Anders sieht das Bundesverkehrsminister Alexander Dobrindt. Er hat keine Festlegung auf künftige Fahrverbote ausgemacht. "Das Gericht hat erstmal festgestellt, dass der Luftreinhalteplan für Stuttgart nachgebessert werden muss", sagte der CSU-Politiker am Freitag in Berlin. Jetzt müsse erstmal die schriftliche Urteilsbegründung abgewartet werden, voraussichtlich würden dort unterschiedliche Möglichkeiten dargestellt. Letztlich gehe es nicht um deren Art, sondern um deren Wirkung.

Klar sei, dass man weiter auf Nachrüstungen von Diesel-Fahrzeugen setzen werde: "Wenn ich die Möglichkeit habe, den Stickoxid-Ausstoß an der Quelle zu reduzieren, warum sollte ich es nicht tun." Umrüstungen müssten natürlich von der Industrie finanziert werden. Der Diesel und der fossile Verbrennungsmotor werde aber auf Dauer nicht die Lösung sein. "Ich bin mir sicher, dass wir mit mehr Dynamik in die Elektromobilität gehen müssen", sagte Dobrindt. Dies gelte auch für alternative Kraftstoffe wie die Brennstoffzelle. "Der Diesel ist eine Übergangstechnologie."

Laut Richter Kern wäre ein ganzjähriges Verkehrsverbot die effektivste und derzeit einzige Maßnahme zur Einhaltung der oftmals erheblich überschrittenen Emissionsgrenzwerte für Stickstoffdioxid. Diese werden in Stuttgart teils um das Doppelte überschritten. Komme das Land der gesetzlichen Vorgabe - einer „schnellstmöglichen Einhaltung“ der Grenzwerte - nach, müsste das Verbot zum 1. Januar 2018 in Kraft gesetzt werden. Unklar ist die Art der Umsetzung. Zur Not müsse das Land Zusatzschilder zur Umweltzone selbst gestalten.

Baden-Württemberg scheiterte damit auch mit dem Versuch, durch Nachrüstungen vieler älterer Motoren Verbote zu verhindern. Das Land dürfe sich bei der Luftreinhaltung nicht darauf verlassen, dass die Autoindustrie irgendwie handelt, erklärte Kern.

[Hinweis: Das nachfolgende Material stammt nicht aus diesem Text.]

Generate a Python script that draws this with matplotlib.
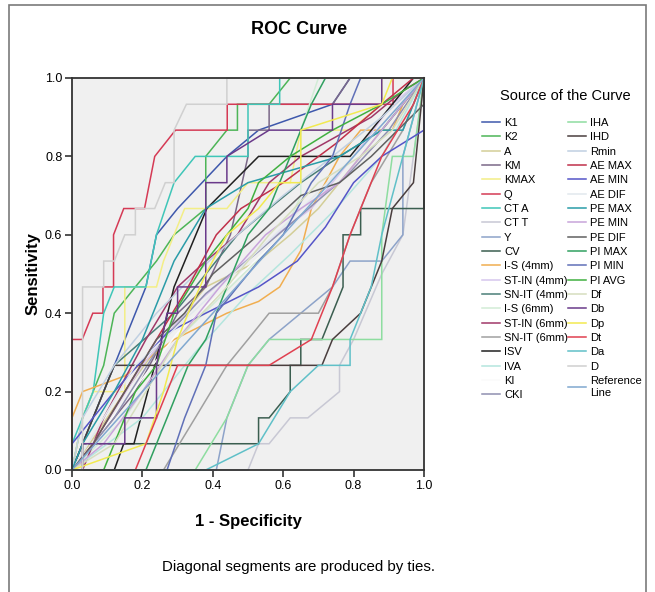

Außerdem hatte er bei der Verhandlung von Experten des Landes erfahren, dass die bisher von der Industrie angedeuteten Nachrüstungen am Neckartor - Deutschlands schmutzigster Kreuzung - im allerbesten Fall eine Verringerung der Schadstoffe um neun Prozent bringen würden. Und dies sei „von maximalem Optimismus getragen“, so Kern - sowohl, was die Bereitschaft der Autobesitzer zur Nachrüstung angehe, als auch, was die technischen Möglichkeiten betreffe.

Die Deutsche Umwelthilfe (DUH) als Klägerin in dem Verfahren ist ihrem Ziel ganzjähriger und genereller Fahrverbote für Diesel nun einen Schritt näher gekommen. Das Urteil sei gut für alle Großstädte. „Es wird zukünftig nicht mehr möglich sein, die Luft in unseren Städten mit giftigem Dieselabgas zu verschmutzen“, sagte DUH-Geschäftsführer Jürgen Resch. Das Signal an die Autobranche laute: „Es muss Schluss sein mit dem Verkauf schmutziger Diesel.“ Mit Blick auf den Diesel-Gipfel betonte er, dass Software-Updates nicht ausreichten. „Sie müssen es so machen, dass es funktioniert.“

Bundesumweltministerin Barbara Hendricks hatte am Donnerstag bei einem Besuch der VW-Zentrale in Wolfsburg ebenfalls angedeutet, dass aus ihrer Sicht Fahrverbote längst nicht vom Tisch sind. Sie sieht nun die Autobranche am Zug. Es sei höchste Zeit, „dass die Autoindustrie in eigener Verantwortung dafür sorgt, dass es nicht zu Fahrverboten kommt“, sagte die SPD-Politikerin am Freitag in Hamburg.

Einig waren sich in Stuttgart alle Beteiligten, dass die wirksamste Maßnahme für weniger Schadstoffe nicht nur hier die Einführung einer Blauen Plakette als Einfahrtsberechtigung in die Umweltzone wäre. Diese Plakette würden Dieselfahrzeuge nur erhalten, wenn sie die Abgasnorm Euro-6 erfüllen. Warum die schwarz-rote Bundesregierung diesen Wunsch auch anderer Großstädte nicht erfülle, sei nicht nur dem Land und der DUH, sondern auch dem Gericht schleierhaft, sagte Kern in der Verhandlung. Das Verhalten Berlins sei da „indiskutabel“.